▽

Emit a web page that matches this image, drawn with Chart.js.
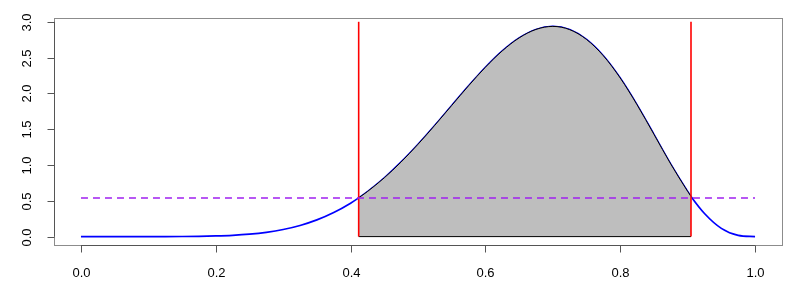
<!DOCTYPE html>
<html lang="en">
  <head>
    <meta charset="UTF-8" />
    <title>Density with HPD interval</title>
    <script src="https://cdn.jsdelivr.net/npm/chart.js@4.4.1/dist/chart.umd.min.js"></script>
    <style>
      html, body { margin: 0; padding: 0; background: #fff; }
      #wrap { width: 800px; height: 300px; }
    </style>
  </head>
  <body>
    <div id="wrap"><canvas id="chart" width="800" height="300"></canvas></div>
    <script>
      // density curve
      const xs = [0, 0.025, 0.05, 0.075, 0.1, 0.125, 0.15, 0.175, 0.2, 0.225, 0.25,
        0.275, 0.3, 0.325, 0.35, 0.375, 0.4, 0.412, 0.425, 0.45, 0.475, 0.5,
        0.525, 0.55, 0.575, 0.6, 0.625, 0.65, 0.675, 0.7, 0.725, 0.75, 0.775,
        0.8, 0.825, 0.85, 0.875, 0.9, 0.905, 0.925, 0.95, 0.975, 1];
      const density = [0, 0, 0, 0, 0.0001, 0.0004, 0.0014, 0.0037, 0.0087, 0.0179, 0.034,
        0.0598, 0.099, 0.1555, 0.2332, 0.3361, 0.4671, 0.541, 0.6285, 0.8206, 1.0421, 1.2891,
        1.5551, 1.8312, 2.1058, 2.3649, 2.5932, 2.7744, 2.8931, 2.9355, 2.8902, 2.753, 2.5249,
        2.2146, 1.8402, 1.4282, 1.0124, 0.6314, 0.56, 0.3227, 0.1152, 0.0173, 0];

      const hpdLow = 0.412;
      const hpdHigh = 0.905;
      const cutoff = 0.54;
      const redTop = 3.0;

      const xTicks = [0, 0.2, 0.4, 0.6, 0.8, 1.0];
      const yTicks = [0, 0.5, 1.0, 1.5, 2.0, 2.5, 3.0];
      const xTickLabels = ["0.0", "0.2", "0.4", "0.6", "0.8", "1.0"];
      const yTickLabels = ["0.0", "0.5", "1.0", "1.5", "2.0", "2.5", "3.0"];

      const curve = xs.map((x, i) => ({ x, y: density[i] }));
      const shaded = curve.filter(({ x }) => x >= hpdLow && x <= hpdHigh);

      const FONT = '13px "Liberation Sans", Arial, sans-serif';

      // R-style box, axes, ticks and labels (y labels rotated)
      const rAxes = {
        id: "rAxes",
        afterDraw(chart) {
          const { ctx, chartArea: a } = chart;
          const sx = chart.scales.x;
          const sy = chart.scales.y;
          ctx.save();
          ctx.lineWidth = 1;

          ctx.strokeStyle = "#8c8c8c";
          ctx.strokeRect(Math.round(a.left) + 0.5, Math.round(a.top) + 0.5,
            Math.round(a.right - a.left), Math.round(a.bottom - a.top));

          ctx.strokeStyle = "#555";
          ctx.fillStyle = "#000";
          ctx.font = FONT;

          // x axis
          const yb = Math.round(a.bottom) + 0.5;
          ctx.beginPath();
          ctx.moveTo(sx.getPixelForValue(xTicks[0]), yb);
          ctx.lineTo(sx.getPixelForValue(xTicks[xTicks.length - 1]), yb);
          ctx.stroke();
          ctx.textAlign = "center";
          ctx.textBaseline = "middle";
          xTicks.forEach((v, i) => {
            const px = Math.round(sx.getPixelForValue(v)) + 0.5;
            ctx.beginPath();
            ctx.moveTo(px, yb);
            ctx.lineTo(px, yb + 7);
            ctx.stroke();
            ctx.fillText(xTickLabels[i], px, a.bottom + 28);
          });

          // y axis
          const xl = Math.round(a.left) + 0.5;
          ctx.beginPath();
          ctx.moveTo(xl, sy.getPixelForValue(yTicks[0]));
          ctx.lineTo(xl, sy.getPixelForValue(yTicks[yTicks.length - 1]));
          ctx.stroke();
          yTicks.forEach((v, i) => {
            const py = Math.round(sy.getPixelForValue(v)) + 0.5;
            ctx.beginPath();
            ctx.moveTo(xl, py);
            ctx.lineTo(xl - 7, py);
            ctx.stroke();
            ctx.save();
            ctx.translate(a.left - 27, py);
            ctx.rotate(-Math.PI / 2);
            ctx.fillText(yTickLabels[i], 0, 0);
            ctx.restore();
          });
          ctx.restore();
        },
      };

      const line = (data, extra) => Object.assign({
        data,
        showLine: true,
        pointRadius: 0,
        fill: false,
        tension: 0,
      }, extra);

      new Chart(document.getElementById("chart"), {
        type: "scatter",
        data: {
          datasets: [
            line([{ x: 0, y: cutoff }, { x: 1, y: cutoff }], {
              borderColor: "#A020F0", borderWidth: 1.6, borderDash: [7, 5],
            }),
            line([{ x: hpdLow, y: 0 }, { x: hpdLow, y: redTop }], {
              borderColor: "#FF0000", borderWidth: 1.6,
            }),
            line([{ x: hpdHigh, y: 0 }, { x: hpdHigh, y: redTop }], {
              borderColor: "#FF0000", borderWidth: 1.6,
            }),
            line([{ x: hpdLow, y: 0 }, { x: hpdHigh, y: 0 }], {
              borderColor: "#000", borderWidth: 1,
            }),
            line(shaded, {
              borderColor: "#000", borderWidth: 1, fill: "origin",
              backgroundColor: "#BEBEBE", cubicInterpolationMode: "monotone",
            }),
            line(curve, {
              borderColor: "#0000FF", borderWidth: 1.7, cubicInterpolationMode: "monotone",
            }),
          ],
        },
        options: {
          responsive: false,
          animation: false,
          events: [],
          layout: { padding: { left: 54, right: 18, top: 18, bottom: 55 } },
          plugins: { legend: { display: false }, tooltip: { enabled: false } },
          scales: {
            x: { type: "linear", min: -0.04, max: 1.04, display: false },
            y: { type: "linear", min: -0.1174, max: 3.0529, display: false },
          },
        },
        plugins: [rAxes],
      });
    </script>
  </body>
</html>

△

Find how many lines include the string "with" and report that number alone.

2